EXTRATO DE “TABACARIA”, poesia de Fernando Pessoa
O poeta é um fingidor.
Finge tão completamente
Que chega a fingir que é dor
A dor que deveras sente.
E os que lêem o que escreve,
Na dor lida sentem bem,
Não as duas que ele teve,
Mas só a que eles não têm.
E assim nas calhas de roda
Gira, a entreter a razão,
Esse comboio de corda
Que se chama o coração.
REFERÊNCIA:
PESSOA, Fernando. Autopsicografia. In: ______. Tabacaria e outros poemas. Rio de Janeiro: Ediouro, 1996. p. 14.
COMENTÁRIO:
Nesta “psicografia” o outro Fernando Pessoa comenta sobre si mesmo: um “auto”r.
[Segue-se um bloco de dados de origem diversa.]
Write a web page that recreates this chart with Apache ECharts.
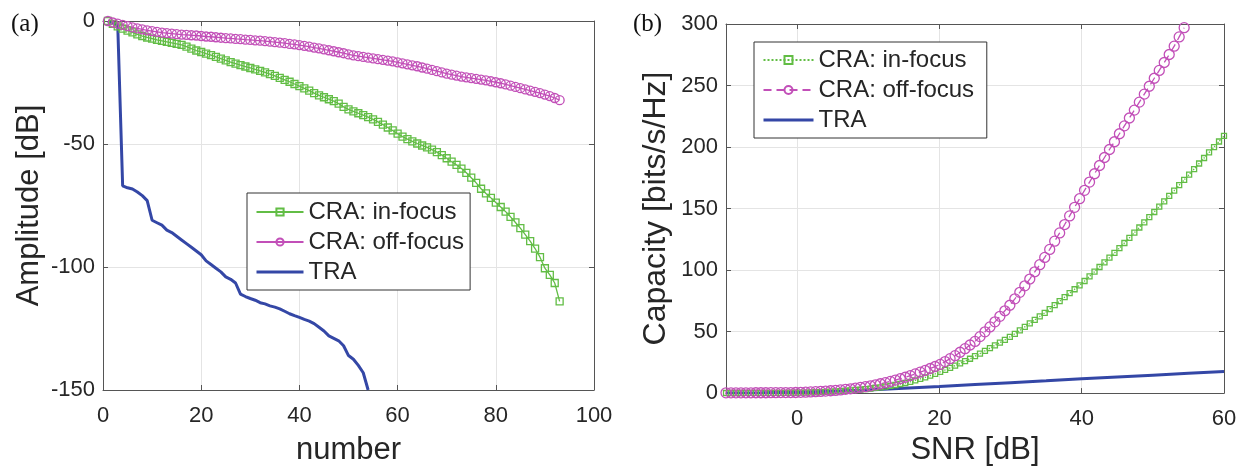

A autoria sobre um assunto, sobre a dor, por exemplo, tão comum entre os poetas, é aqui magnificamente nomeada por Pessoa como um “fingimento”… ou seja, uma forma de apresentar e ser que carece de verdade, mas de grande utilidade estética… poética… e para o coração.
Quando acessamos uma das poesias mais conhecidas de Fernando Pessoa, escrita em 1/04/1931 e o lemos debochar do coração que ri da dor do outro… podemos imediatamente nos perguntar quantas de nossas emoções mais declaradas são, de fato, sinceras?